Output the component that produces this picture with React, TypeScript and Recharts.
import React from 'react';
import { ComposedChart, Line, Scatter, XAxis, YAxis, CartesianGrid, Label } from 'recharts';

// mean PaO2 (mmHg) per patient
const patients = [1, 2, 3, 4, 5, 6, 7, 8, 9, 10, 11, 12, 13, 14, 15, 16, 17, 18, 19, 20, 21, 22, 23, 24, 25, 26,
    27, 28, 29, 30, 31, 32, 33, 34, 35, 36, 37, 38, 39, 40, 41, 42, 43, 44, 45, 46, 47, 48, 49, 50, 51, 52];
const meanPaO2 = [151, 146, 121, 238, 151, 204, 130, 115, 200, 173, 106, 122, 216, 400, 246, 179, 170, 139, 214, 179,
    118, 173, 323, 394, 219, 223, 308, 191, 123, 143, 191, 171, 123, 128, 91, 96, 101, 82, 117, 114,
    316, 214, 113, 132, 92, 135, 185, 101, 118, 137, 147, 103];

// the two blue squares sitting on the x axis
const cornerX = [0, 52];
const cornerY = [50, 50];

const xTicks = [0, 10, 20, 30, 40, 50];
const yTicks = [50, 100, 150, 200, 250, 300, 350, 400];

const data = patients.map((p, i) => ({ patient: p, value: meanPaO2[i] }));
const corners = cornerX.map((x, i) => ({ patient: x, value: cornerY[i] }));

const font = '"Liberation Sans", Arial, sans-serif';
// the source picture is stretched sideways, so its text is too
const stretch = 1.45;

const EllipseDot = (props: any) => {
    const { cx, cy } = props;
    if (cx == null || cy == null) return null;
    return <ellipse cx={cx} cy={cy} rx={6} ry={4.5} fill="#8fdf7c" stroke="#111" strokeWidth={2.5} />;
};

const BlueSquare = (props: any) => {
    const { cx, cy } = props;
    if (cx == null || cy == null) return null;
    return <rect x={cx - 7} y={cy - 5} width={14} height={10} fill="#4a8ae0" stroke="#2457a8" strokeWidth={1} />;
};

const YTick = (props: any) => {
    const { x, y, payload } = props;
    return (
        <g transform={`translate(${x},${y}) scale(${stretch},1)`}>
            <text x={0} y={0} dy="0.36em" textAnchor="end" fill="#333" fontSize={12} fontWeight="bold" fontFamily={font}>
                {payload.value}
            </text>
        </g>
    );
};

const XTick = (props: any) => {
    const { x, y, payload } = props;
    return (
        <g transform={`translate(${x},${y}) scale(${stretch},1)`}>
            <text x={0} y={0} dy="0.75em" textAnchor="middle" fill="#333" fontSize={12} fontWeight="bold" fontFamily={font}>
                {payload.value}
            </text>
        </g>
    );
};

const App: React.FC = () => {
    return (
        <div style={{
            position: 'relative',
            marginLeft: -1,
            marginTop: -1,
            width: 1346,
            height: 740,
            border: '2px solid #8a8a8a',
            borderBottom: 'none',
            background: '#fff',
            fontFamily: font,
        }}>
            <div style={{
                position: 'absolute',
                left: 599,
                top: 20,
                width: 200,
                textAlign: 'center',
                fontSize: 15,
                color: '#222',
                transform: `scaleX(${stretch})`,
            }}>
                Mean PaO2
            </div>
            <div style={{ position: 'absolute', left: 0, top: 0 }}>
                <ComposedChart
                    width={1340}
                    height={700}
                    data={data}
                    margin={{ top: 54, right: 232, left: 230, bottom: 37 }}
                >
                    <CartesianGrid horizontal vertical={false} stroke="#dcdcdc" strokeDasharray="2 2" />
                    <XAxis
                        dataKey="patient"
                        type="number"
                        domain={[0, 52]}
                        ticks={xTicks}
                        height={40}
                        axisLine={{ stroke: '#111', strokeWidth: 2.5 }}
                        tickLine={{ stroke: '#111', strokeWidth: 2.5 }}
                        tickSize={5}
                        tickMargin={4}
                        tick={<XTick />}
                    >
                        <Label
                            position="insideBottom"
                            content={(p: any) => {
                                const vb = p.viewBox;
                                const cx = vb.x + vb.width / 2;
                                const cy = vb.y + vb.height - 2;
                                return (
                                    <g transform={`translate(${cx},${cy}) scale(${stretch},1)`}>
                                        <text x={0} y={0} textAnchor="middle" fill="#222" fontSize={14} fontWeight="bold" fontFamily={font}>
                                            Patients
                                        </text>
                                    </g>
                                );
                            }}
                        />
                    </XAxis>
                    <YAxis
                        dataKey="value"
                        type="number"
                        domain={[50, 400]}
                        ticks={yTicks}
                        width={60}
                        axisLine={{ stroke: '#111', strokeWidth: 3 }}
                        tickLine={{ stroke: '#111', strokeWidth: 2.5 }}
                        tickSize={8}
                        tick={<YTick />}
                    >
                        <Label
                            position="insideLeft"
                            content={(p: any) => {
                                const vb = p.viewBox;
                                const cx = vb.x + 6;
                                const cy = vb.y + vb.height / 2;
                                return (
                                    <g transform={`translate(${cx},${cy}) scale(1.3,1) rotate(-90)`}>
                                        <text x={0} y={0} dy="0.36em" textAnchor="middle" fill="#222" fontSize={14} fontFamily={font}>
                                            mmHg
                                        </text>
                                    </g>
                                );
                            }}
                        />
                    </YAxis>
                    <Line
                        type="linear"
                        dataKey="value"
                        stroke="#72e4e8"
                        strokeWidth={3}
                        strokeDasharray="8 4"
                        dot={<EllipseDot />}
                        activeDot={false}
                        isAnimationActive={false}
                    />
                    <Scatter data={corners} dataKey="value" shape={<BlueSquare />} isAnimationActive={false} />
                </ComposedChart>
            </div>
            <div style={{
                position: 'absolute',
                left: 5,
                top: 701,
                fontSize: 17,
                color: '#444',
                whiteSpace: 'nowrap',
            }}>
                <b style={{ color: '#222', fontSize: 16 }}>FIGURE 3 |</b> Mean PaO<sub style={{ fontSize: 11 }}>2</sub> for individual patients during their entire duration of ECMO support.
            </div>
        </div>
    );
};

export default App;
* * *
From the opening line of the data above through the line that contains "const cornerY = [50, 50];", please print each line as it stands and only those lines.

Output the component that produces this picture with React, TypeScript and Recharts.
import React from 'react';
import { ComposedChart, Line, Scatter, XAxis, YAxis, CartesianGrid, Label } from 'recharts';

// mean PaO2 (mmHg) per patient
const patients = [1, 2, 3, 4, 5, 6, 7, 8, 9, 10, 11, 12, 13, 14, 15, 16, 17, 18, 19, 20, 21, 22, 23, 24, 25, 26,
    27, 28, 29, 30, 31, 32, 33, 34, 35, 36, 37, 38, 39, 40, 41, 42, 43, 44, 45, 46, 47, 48, 49, 50, 51, 52];
const meanPaO2 = [151, 146, 121, 238, 151, 204, 130, 115, 200, 173, 106, 122, 216, 400, 246, 179, 170, 139, 214, 179,
    118, 173, 323, 394, 219, 223, 308, 191, 123, 143, 191, 171, 123, 128, 91, 96, 101, 82, 117, 114,
    316, 214, 113, 132, 92, 135, 185, 101, 118, 137, 147, 103];

// the two blue squares sitting on the x axis
const cornerX = [0, 52];
const cornerY = [50, 50];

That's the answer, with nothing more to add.